··· INFORMATION SHOWN

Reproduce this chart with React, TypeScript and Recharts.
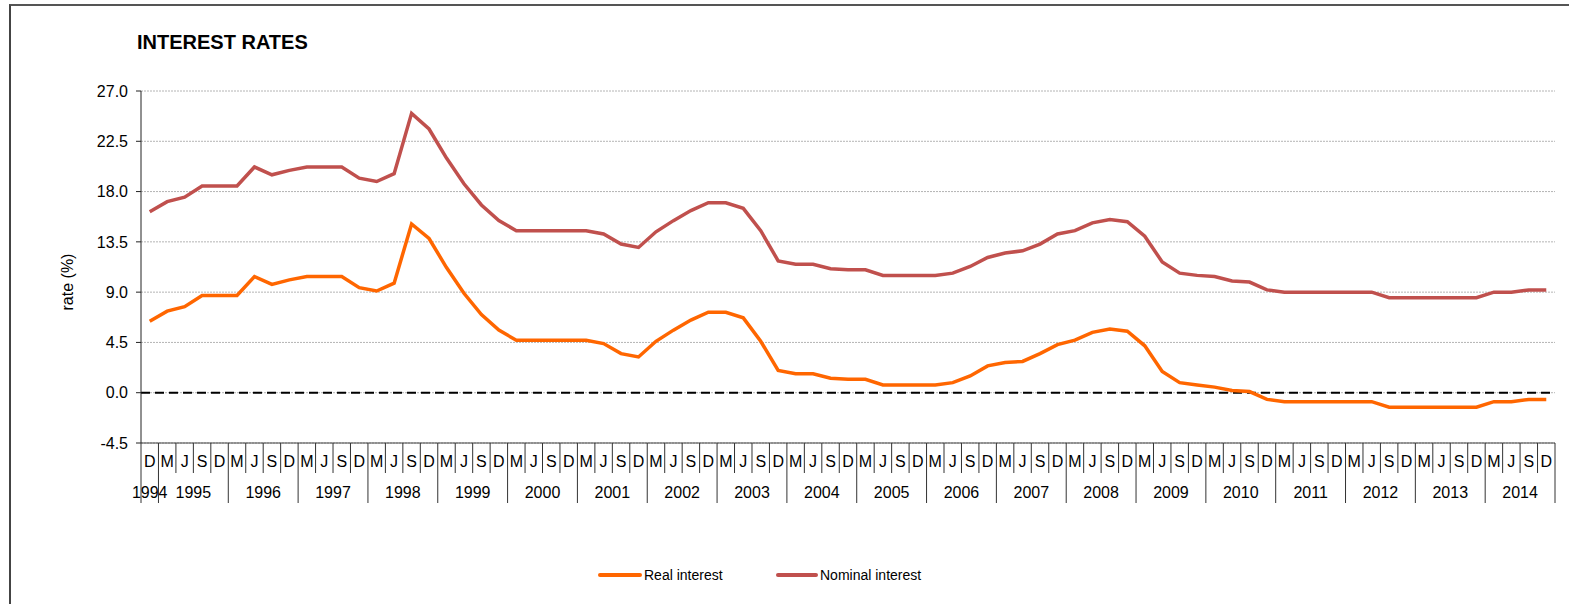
import {
  CartesianGrid,
  Line,
  LineChart,
  ReferenceLine,
  XAxis,
  YAxis,
} from "recharts";

// quarter letters and the years they belong to
const quarterLetters = ["M", "J", "S", "D"];
const years = [
  "1994", "1995", "1996", "1997", "1998", "1999", "2000", "2001", "2002", "2003", "2004",
  "2005", "2006", "2007", "2008", "2009", "2010", "2011", "2012", "2013", "2014",
];

// rate (%) per quarter, Dec 1994 .. Dec 2014
const nominalInterest = [
  16.2,
  17.1, 17.5, 18.5, 18.5,
  18.5, 20.2, 19.5, 19.9,
  20.2, 20.2, 20.2, 19.2,
  18.9, 19.6, 25.0, 23.6,
  21.0, 18.7, 16.8, 15.4,
  14.5, 14.5, 14.5, 14.5,
  14.5, 14.2, 13.3, 13.0,
  14.4, 15.4, 16.3, 17.0,
  17.0, 16.5, 14.5, 11.8,
  11.5, 11.5, 11.1, 11.0,
  11.0, 10.5, 10.5, 10.5,
  10.5, 10.7, 11.3, 12.1,
  12.5, 12.7, 13.3, 14.2,
  14.5, 15.2, 15.5, 15.3,
  14.0, 11.7, 10.7, 10.5,
  10.4, 10.0, 9.9, 9.2,
  9.0, 9.0, 9.0, 9.0,
  9.0, 9.0, 8.5, 8.5,
  8.5, 8.5, 8.5, 8.5,
  9.0, 9.0, 9.2, 9.2,
];

const realInterest = [
  6.4,
  7.3, 7.7, 8.7, 8.7,
  8.7, 10.4, 9.7, 10.1,
  10.4, 10.4, 10.4, 9.4,
  9.1, 9.8, 15.1, 13.8,
  11.2, 8.9, 7.0, 5.6,
  4.7, 4.7, 4.7, 4.7,
  4.7, 4.4, 3.5, 3.2,
  4.6, 5.6, 6.5, 7.2,
  7.2, 6.7, 4.6, 2.0,
  1.7, 1.7, 1.3, 1.2,
  1.2, 0.7, 0.7, 0.7,
  0.7, 0.9, 1.5, 2.4,
  2.7, 2.8, 3.5, 4.3,
  4.7, 5.4, 5.7, 5.5,
  4.2, 1.9, 0.9, 0.7,
  0.5, 0.2, 0.1, -0.6,
  -0.8, -0.8, -0.8, -0.8,
  -0.8, -0.8, -1.3, -1.3,
  -1.3, -1.3, -1.3, -1.3,
  -0.8, -0.8, -0.6, -0.6,
];

const yTicks = [-4.5, 0, 4.5, 9, 13.5, 18, 22.5, 27];

const REAL_COLOR = "#FF6600";
const NOMINAL_COLOR = "#C0504D";
const FONT = "'Liberation Sans', Arial, sans-serif";

const PLOT_WIDTH = 1414;

// first period is Dec 1994, then every quarter of 1995..2014
const periods = [{ year: years[0], q: "D" }].concat(
  years.slice(1).flatMap((year) => quarterLetters.map((q) => ({ year, q })))
);

const data = periods.map((p, i) => ({
  key: `${p.q}-${p.year}`,
  q: p.q,
  year: p.year,
  real: realInterest[i],
  nominal: nominalInterest[i],
}));

// half a category slot on each side, so points sit in the middle of their slot
const halfSlot = PLOT_WIDTH / data.length / 2;

const QuarterTick = (props: any) => {
  const { x, y, payload } = props;
  const i = payload.index;
  const band = PLOT_WIDTH / data.length;
  const left = x - band / 2;
  const right = x + band / 2;
  const row = data[i];
  const startsGroup = i === 0 || row.q === "M";
  const isLast = i === data.length - 1;
  let yearX: number | null = null;
  if (i === 0) yearX = x;
  else if (row.q === "J") yearX = right;

  return (
    <g>
      <line x1={left} x2={left} y1={y} y2={startsGroup ? y + 60 : y + 30} stroke="#333" strokeWidth={1} />
      {isLast && <line x1={right} x2={right} y1={y} y2={y + 60} stroke="#333" strokeWidth={1} />}
      <text x={x} y={y + 24} textAnchor="middle" fontSize={16} fontFamily={FONT} fill="#000">
        {row.q}
      </text>
      {yearX !== null && (
        <text x={yearX} y={y + 55} textAnchor="middle" fontSize={16} fontFamily={FONT} fill="#000">
          {row.year}
        </text>
      )}
    </g>
  );
};

export default function App() {
  return (
    <div
      style={{
        position: "absolute",
        left: 0,
        top: 0,
        width: 1569,
        height: 604,
        overflow: "hidden",
        background: "#fff",
        fontFamily: FONT,
      }}
    >
      <div
        style={{
          position: "absolute",
          left: 9,
          top: 4,
          width: 1600,
          height: 700,
          borderTop: "2px solid #555",
          borderLeft: "2px solid #444",
        }}
      />
      <LineChart
        width={1569}
        height={604}
        data={data}
        margin={{ top: 91, right: 14, bottom: 101, left: 0 }}
        style={{ position: "absolute", left: 0, top: 0 }}
      >
        <CartesianGrid vertical={false} stroke="#b4b4b4" strokeDasharray="2 1" />
        <XAxis
          dataKey="key"
          interval={0}
          height={60}
          padding={{ left: halfSlot, right: halfSlot }}
          tickSize={0}
          tickMargin={0}
          tickLine={false}
          axisLine={{ stroke: "#444" }}
          tick={<QuarterTick />}
        />
        <YAxis
          width={141}
          domain={[-4.5, 27]}
          ticks={yTicks}
          tickFormatter={(v: number) => v.toFixed(1)}
          tickSize={5}
          tickMargin={8}
          axisLine={{ stroke: "#222" }}
          tickLine={{ stroke: "#222" }}
          tick={{ fontSize: 16, fontFamily: FONT, fill: "#000" }}
          allowDataOverflow
        />
        <ReferenceLine y={0} stroke="#000" strokeWidth={2} strokeDasharray="9 5" />
        <Line
          type="linear"
          dataKey="real"
          name="Real interest"
          stroke={REAL_COLOR}
          strokeWidth={3.5}
          dot={false}
          isAnimationActive={false}
        />
        <Line
          type="linear"
          dataKey="nominal"
          name="Nominal interest"
          stroke={NOMINAL_COLOR}
          strokeWidth={3.5}
          dot={false}
          isAnimationActive={false}
        />
      </LineChart>
      <svg
        width={1569}
        height={604}
        style={{ position: "absolute", left: 0, top: 0, pointerEvents: "none" }}
      >
        <text x={137} y={49} fontSize={20} fontWeight="bold" fontFamily={FONT} fill="#000">
          INTEREST RATES
        </text>
        <text
          transform="translate(73 282) rotate(-90)"
          textAnchor="middle"
          fontSize={16}
          fontFamily={FONT}
          fill="#000"
        >
          rate (%)
        </text>
        <line x1={600} x2={640} y1={575} y2={575} stroke={REAL_COLOR} strokeWidth={4} strokeLinecap="round" />
        <text x={644} y={580} fontSize={14} fontFamily={FONT} fill="#000">
          Real interest
        </text>
        <line x1={778} x2={816} y1={575} y2={575} stroke={NOMINAL_COLOR} strokeWidth={4} strokeLinecap="round" />
        <text x={820} y={580} fontSize={14} fontFamily={FONT} fill="#000">
          Nominal interest
        </text>
      </svg>
    </div>
  );
}
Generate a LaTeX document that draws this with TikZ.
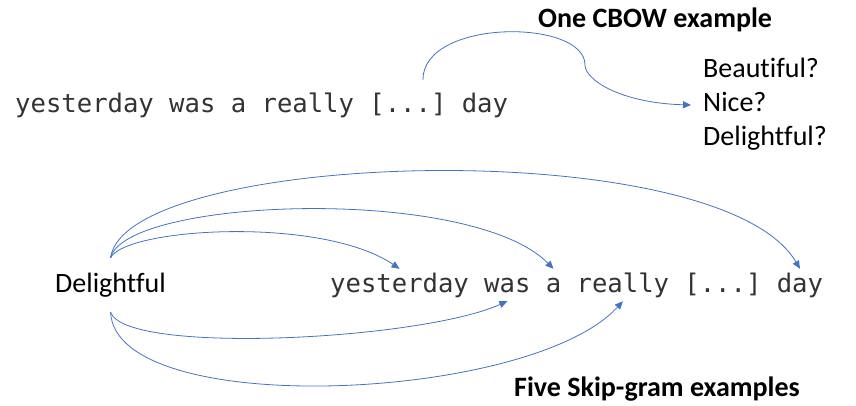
\documentclass[tikz,border=0pt]{standalone}
\usepackage{fontspec}
\setmainfont{Carlito}[Ligatures=NoCommon]
\newfontfamily\codefont{DejaVu Sans Mono}
\usepackage{tikz}
\usetikzlibrary{arrows.meta,calc}
\definecolor{arrowblue}{HTML}{4472C4}
\def\charw{15.4}
\def\codesize{\fontsize{25.6pt}{30pt}\selectfont}
\def\textsize{\fontsize{28pt}{34pt}\selectfont}
\tikzstyle{arrow} = [draw=arrowblue, line width=0.8pt, -{Triangle[length=8pt,width=7pt]}]

\begin{document}
\begin{tikzpicture}[x=1pt, y=-1pt]
    \tikzstyle{word}=[inner xsep=0pt, inner ysep=3pt, text height=20pt, text depth=6pt, anchor=base west, font=\codefont\codesize, text=black!80]
    \tikzstyle{plain}=[inner sep=0pt, text height=20pt, text depth=6pt, anchor=base west, font=\textsize]
    \tikzstyle{guess}=[plain, inner xsep=12pt]
    \tikzstyle{title}=[plain, font=\textsize\bfseries]

    \useasboundingbox (0,0) rectangle (856,406);

    % Draw the CBOW sentence
    \foreach \name / \i / \w in {yest/0/yesterday, was/10/was, a/14/a, really/16/really, blank/23/{[...]}, day/29/day}
        \node[word] (T-\name) at (15+\i*\charw, 113) {\w};

    % Draw the guesses
    \node[title] (cbow) at (538, 28) {One CBOW example};
    \foreach \name / \y / \w in {beau/78/Beautiful?, nice/112/Nice?, deli/146/Delightful?}
        \node[guess] (G-\name) at (691, \y) {\w};

    % CBOW arrow
    \coordinate (bend) at (585, 65);
    \draw[arrow] ([xshift=15pt, yshift=10pt]T-blank.north) .. controls +(0,-61.5) and +(0,-46.5) .. (bend)
        .. controls +(0,15) and +(-70,-2) .. (G-nice.west);

    % Draw the skip-gram sentence
    \node[plain, inner ysep=14pt] (delight) at (55, 292) {Delightful};
    \foreach \name / \i / \w in {yest/0/yesterday, was/10/was, a/14/a, really/16/really, blank/23/{[...]}, day/29/day}
        \node[word] (B-\name) at (330+\i*\charw, 292) {\w};
    \node[title] (skip) at (514, 396) {Five Skip-gram examples};

    % Skip-gram arrows, above
    \draw[arrow] (delight.north) .. controls +(15,-30) and +(-78,-53) .. (B-yest.north);
    \draw[arrow] (delight.north) .. controls +(15,-60) and +(-83,-84) .. (B-a.north);
    \draw[arrow] (delight.north) .. controls +(15,-108) and +(-80,-137) .. (B-day.north);

    % Skip-gram arrows, below
    \draw[arrow] (delight.south) .. controls +(15,43) and +(-87,39) .. (B-was.south);
    \draw[arrow] (delight.south) .. controls +(5,108) and +(-92,101) .. (B-really.south);
\end{tikzpicture}
\end{document}
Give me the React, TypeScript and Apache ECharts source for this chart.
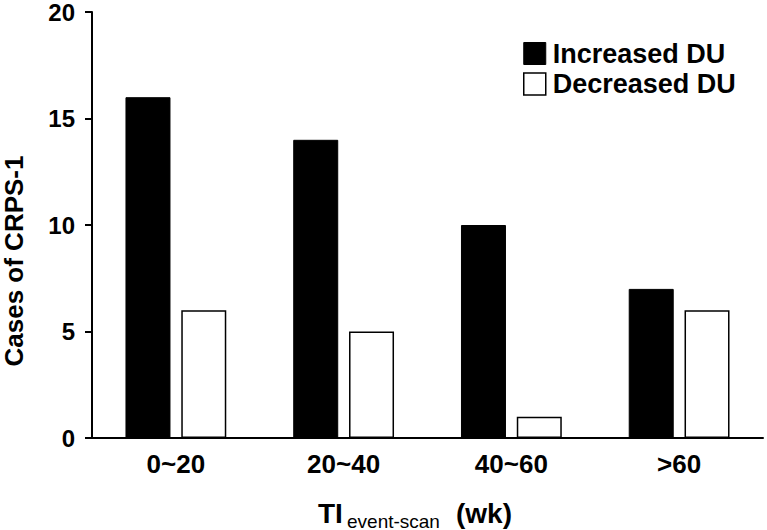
import React, { useEffect, useRef } from "react";
import * as echarts from "echarts";

const categories = ["0~20", "20~40", "40~60", ">60"];
const increasedDU = [16, 14, 10, 7];
const decreasedDU = [6, 5, 1, 6];
const yTicks = { min: 0, max: 20, interval: 5 };
const seriesNames = ["Increased DU", "Decreased DU"];

const FONT = "'Liberation Sans', Arial, Helvetica, sans-serif";

export default function App() {
  const ref = useRef<HTMLDivElement>(null);
  useEffect(() => {
    if (!ref.current) return;
    document.body.style.margin = "0";
    const chart = echarts.init(ref.current, null, { renderer: "svg" });
    chart.setOption({
      animation: false,
      backgroundColor: "#ffffff",
      grid: { left: 92, right: 4, top: 11, bottom: 92, containLabel: false },
      legend: {
        orient: "vertical",
        left: 523,
        top: 40,
        padding: 0,
        itemWidth: 22,
        itemHeight: 22,
        itemGap: 3.5,
        icon: "rect",
        selectedMode: false,
        textStyle: { fontFamily: FONT, fontSize: 27, fontWeight: "bold", color: "#000", padding: [0, 0, 0, 2] },
        data: [
          { name: seriesNames[0], itemStyle: { color: "#000", borderColor: "#000", borderWidth: 1 } },
          { name: seriesNames[1], itemStyle: { color: "#fff", borderColor: "#000", borderWidth: 1.5 } },
        ],
      },
      xAxis: {
        type: "category",
        data: categories,
        boundaryGap: true,
        axisLine: { show: true, lineStyle: { color: "#000", width: 2 } },
        axisTick: { show: false },
        axisLabel: { fontFamily: FONT, fontSize: 26, fontWeight: "bold", color: "#000", margin: 13 },
        splitLine: { show: false },
      },
      yAxis: {
        type: "value",
        min: yTicks.min,
        max: yTicks.max,
        interval: yTicks.interval,
        axisLine: { show: true, lineStyle: { color: "#000", width: 2 } },
        axisTick: { show: true, length: 7, lineStyle: { color: "#000", width: 2 } },
        axisLabel: { fontFamily: FONT, fontSize: 24, fontWeight: "bold", color: "#000", margin: 17 },
        splitLine: { show: false },
      },
      series: [
        {
          name: seriesNames[0],
          type: "bar",
          data: increasedDU,
          barWidth: 45,
          barGap: "24%",
          itemStyle: { color: "#000", borderColor: "#000", borderWidth: 1 },
        },
        {
          name: seriesNames[1],
          type: "bar",
          data: decreasedDU,
          barWidth: 45,
          barGap: "24%",
          itemStyle: { color: "#fff", borderColor: "#000", borderWidth: 1.5 },
        },
      ],
      graphic: [
        {
          type: "text",
          x: 14,
          y: 261,
          rotation: Math.PI / 2,
          style: {
            text: "Cases of CRPS-1",
            fontFamily: FONT,
            fontSize: 26,
            fontWeight: "bold",
            fill: "#000",
            align: "center",
            verticalAlign: "middle",
          },
        },
        {
          type: "text",
          x: 318,
          y: 513,
          style: { text: "TI", fontFamily: FONT, fontSize: 28, fontWeight: "bold", fill: "#000", align: "left", verticalAlign: "middle" },
        },
        {
          type: "text",
          x: 347,
          y: 521,
          style: { text: "event-scan", fontFamily: FONT, fontSize: 19, fontWeight: "normal", fill: "#000", align: "left", verticalAlign: "middle" },
        },
        {
          type: "text",
          x: 456,
          y: 513,
          style: { text: "(wk)", fontFamily: FONT, fontSize: 28, fontWeight: "bold", fill: "#000", align: "left", verticalAlign: "middle" },
        },
      ],
    });
    return () => chart.dispose();
  }, []);
  return <div ref={ref} style={{ width: 767, height: 530, position: "fixed", left: 0, top: 0 }} />;
}
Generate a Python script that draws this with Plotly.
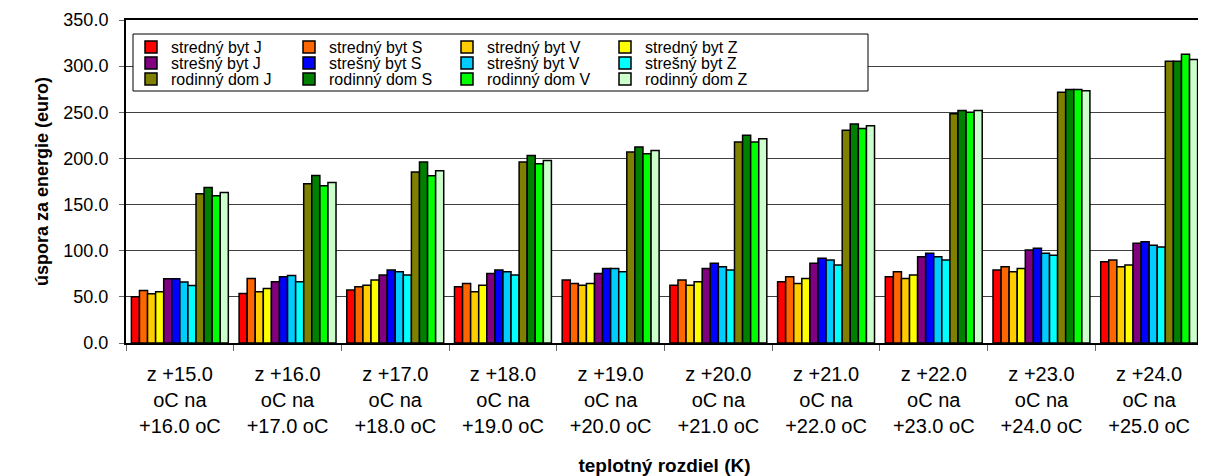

······

● EXERCISE TASK
Find every line in the records above that contains the word "with", and copy each one.

● THE ANSWER
Reproduce this chart with React, TypeScript and Recharts.
Generate a LaTeX document that draws this with TikZ.
Generate a Python script that draws this with Plotly.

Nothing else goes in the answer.